Reclaiming Sports
Philosophy

Reclaiming Sports


A number of sports stories in the news lately. Today, the trial began for a football coach from Louisville, Kentucky charged with reckless homocide for running his team so hard in the heat and depriving them of water that two of the kids ended up in the hospital, one of them, a fifteen year old child, died. In Texas, the girls' basketball team from the Covenant Academy displayed a true spirit of Christian charity, beating an opponent 100-0. After running up the score, the school apologized for continuing their full court press and taking three-pointers, but the coach Micah Grimes said that there was nothing to apologize for.
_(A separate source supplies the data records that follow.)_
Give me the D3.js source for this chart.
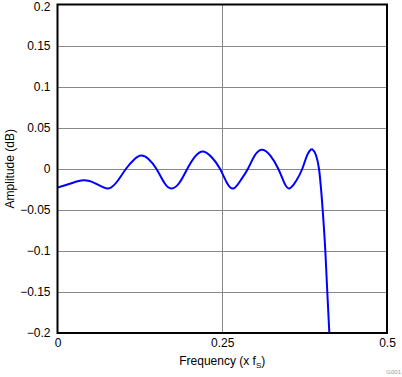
<!DOCTYPE html>
<html>
<head>
<meta charset="utf-8">
<script src="https://cdn.jsdelivr.net/npm/d3@7"></script>
<style>
  body { margin: 0; background: #fff; }
  text { font-family: "Liberation Sans", Arial, sans-serif; }
</style>
</head>
<body>
<div id="chart"></div>
<script>
let width = 402,
    height = 377,
    margin = ({ top: 4.5, right: 15, bottom: 44, left: 57.5 });

// frequency (x fs) and amplitude (dB)
const freq = [0, 0.02, 0.039, 0.058, 0.077, 0.092, 0.104, 0.116, 0.127, 0.138,
  0.150, 0.162, 0.173, 0.185, 0.197, 0.209, 0.221, 0.234, 0.2466, 0.257,
  0.267, 0.278, 0.289, 0.300, 0.311, 0.323, 0.335, 0.344, 0.352, 0.362,
  0.3715, 0.379, 0.3857, 0.392, 0.3968, 0.4024, 0.4064, 0.4094, 0.4125];
const amp = [-0.023, -0.018, -0.014, -0.018, -0.024, -0.014, 0.000, 0.011, 0.016, 0.012,
  0.000, -0.017, -0.024, -0.017, 0.000, 0.015, 0.021, 0.014, 0.000, -0.017,
  -0.024, -0.014, 0.000, 0.017, 0.0232, 0.016, 0.000, -0.017, -0.024, -0.015,
  0.000, 0.017, 0.0244, 0.017, 0.000, -0.05, -0.1, -0.15, -0.2];

const xTicks = [0, 0.25, 0.5];
const xTickLabels = ["0", "0.25", "0.5"];
const yTicks = [0.2, 0.15, 0.1, 0.05, 0, -0.05, -0.1, -0.15, -0.2];
const yTickLabels = ["0.2", "0.15", "0.1", "0.05", "0", "\u22120.05", "\u22120.1", "\u22120.15", "\u22120.2"];

const data = freq.map((f, i) => ({ f: f, a: amp[i] }));
// ripple part is smooth, the roll-off part is steep: draw them with different curves
const lastPeak = freq.indexOf(0.3857);
const ripple = data.slice(0, lastPeak + 1);
const rolloff = data.slice(lastPeak);

const svg = d3.select("#chart")
  .append("svg")
  .attr("width", width)
  .attr("height", height);

let x = d3.scaleLinear()
  .domain([0, 0.5])
  .range([margin.left, width - margin.right]);

let y = d3.scaleLinear()
  .domain([-0.2, 0.2])
  .range([height - margin.bottom, margin.top]);

// grid
svg.append("g")
  .selectAll("line.h")
  .data(yTicks.slice(1, -1))
  .join("line")
  .attr("x1", x(0)).attr("x2", x(0.5))
  .attr("y1", d => Math.round(y(d)) + 0.5).attr("y2", d => Math.round(y(d)) + 0.5)
  .attr("stroke", "#888")
  .attr("stroke-width", 1);

svg.append("g")
  .selectAll("line.v")
  .data(xTicks.slice(1, -1))
  .join("line")
  .attr("x1", d => Math.round(x(d)) + 0.5).attr("x2", d => Math.round(x(d)) + 0.5)
  .attr("y1", y(0.2)).attr("y2", y(-0.2))
  .attr("stroke", "#888")
  .attr("stroke-width", 1);

// axes (labels only)
let xAxis = svg.append("g")
  .attr("transform", `translate(0,${y(-0.2)})`)
  .call(d3.axisBottom(x).tickValues(xTicks).tickSize(0).tickPadding(5)
    .tickFormat((d, i) => xTickLabels[i]));
xAxis.select(".domain").remove();
xAxis.selectAll("text").attr("font-size", 12).attr("fill", "#000");

let yAxis = svg.append("g")
  .attr("transform", `translate(${x(0)},0)`)
  .call(d3.axisLeft(y).tickValues(yTicks).tickSize(0).tickPadding(7)
    .tickFormat((d, i) => yTickLabels[i]));
yAxis.select(".domain").remove();
yAxis.selectAll("text").attr("font-size", 12).attr("fill", "#000");
// keep the top label inside the page
yAxis.selectAll("text").filter(d => d === 0.2).attr("dy", "0.38em").attr("y", 1.5);

// curve
let line = d3.line()
  .x(d => x(d.f))
  .y(d => y(d.a));

svg.append("path")
  .datum(ripple)
  .attr("fill", "none")
  .attr("stroke", "#0000ff")
  .attr("stroke-width", 2)
  .attr("d", line.curve(d3.curveNatural));

svg.append("path")
  .datum(rolloff)
  .attr("fill", "none")
  .attr("stroke", "#0000ff")
  .attr("stroke-width", 2)
  .attr("d", line.curve(d3.curveMonotoneX));

// frame
svg.append("rect")
  .attr("x", x(0)).attr("y", y(0.2))
  .attr("width", x(0.5) - x(0))
  .attr("height", y(-0.2) - y(0.2))
  .attr("fill", "none")
  .attr("stroke", "#000")
  .attr("stroke-width", 2);

// titles
let xt = svg.append("text")
  .attr("x", x(0.25))
  .attr("y", 365)
  .attr("text-anchor", "middle")
  .attr("font-size", 12);
xt.append("tspan").text("Frequency (x f");
xt.append("tspan").attr("font-size", 8).attr("dy", 3).text("S");
xt.append("tspan").attr("dy", -3).text(")");

svg.append("text")
  .attr("transform", `translate(14,${y(0)}) rotate(-90)`)
  .attr("text-anchor", "middle")
  .attr("font-size", 12)
  .text("Amplitude (dB)");

svg.append("text")
  .attr("x", 401)
  .attr("y", 374)
  .attr("text-anchor", "end")
  .attr("font-size", 6)
  .attr("fill", "#999")
  .text("G001");
</script>
</body>
</html>
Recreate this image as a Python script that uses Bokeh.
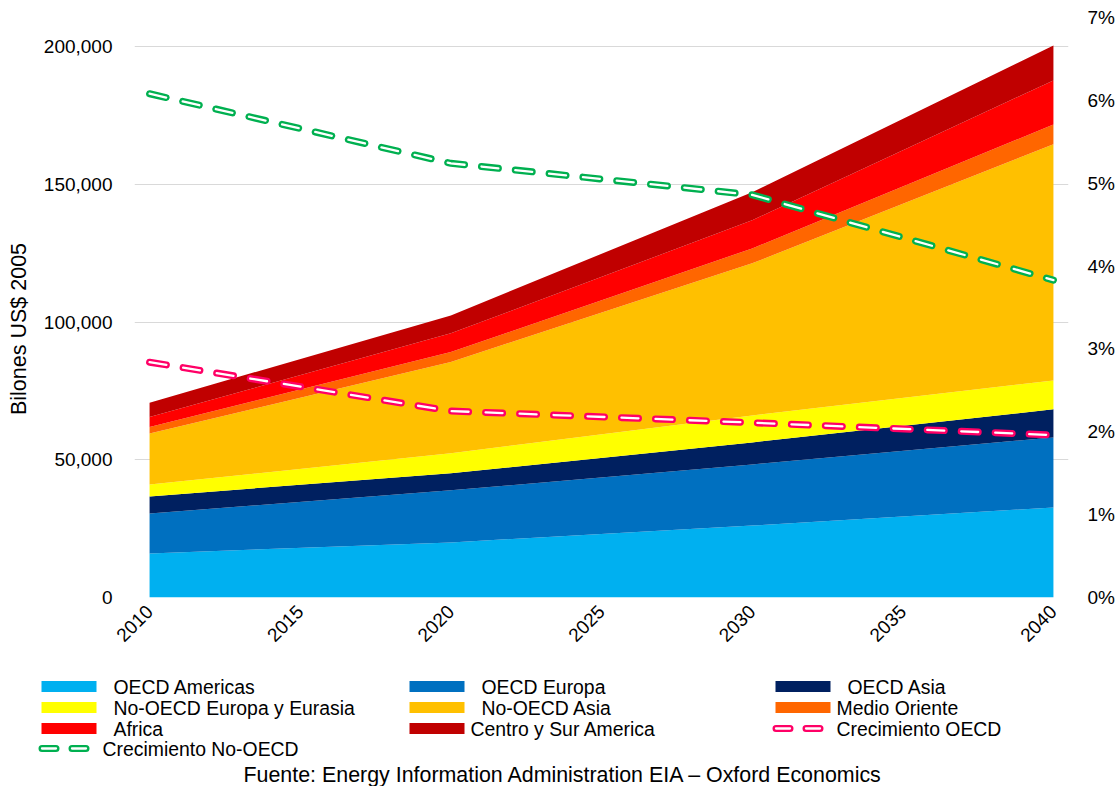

In a basketball game between Houston and Arizona, Houston player Aubrey Coleman intentionally stepped on the face of Arizona player Chase Budinger, showing no sense of empathy or concern for him afterward at all.

The culture of sport has become a repository of everything poisonous in our society. I am not anti-athletics. I was a division I athlete. Sports helped pay for college and I want my children to learn what sport has to teach them about physicality, team work, humility when things are good and bad, focus and hard work, finding that your limits beyond where you think they are. But the virtue of sport is eclipsed by the culture, enforced by many coaches whose warped and dangerous picture of masculinity (which has infected women's sports as well) hurts the children, hurts the game, and hurts the society which venerates athletes above those who make actual contributions to the culture.

How do we get it back from them? How do we put sports in their proper place as enjoyable? It is something you do for fun, for health, for socializing. But not if you look at high schools or even the older divisions of little league. Do we cut our losses and form other sporting communities with a different ethos? I think the popularity of soccer, for example, is a reaction to the unhealthy hyper-masculinty of the football world. Similarly, ultimate frisbee is not merely a great game, it is a culture unto itself with a funky spirit, a character that makes it the game it is. Bowling is perhaps the best example of a sport with its own way of being in the world.

Is this a cop out? Is it realism to admit defeat? Can we reclaim sports?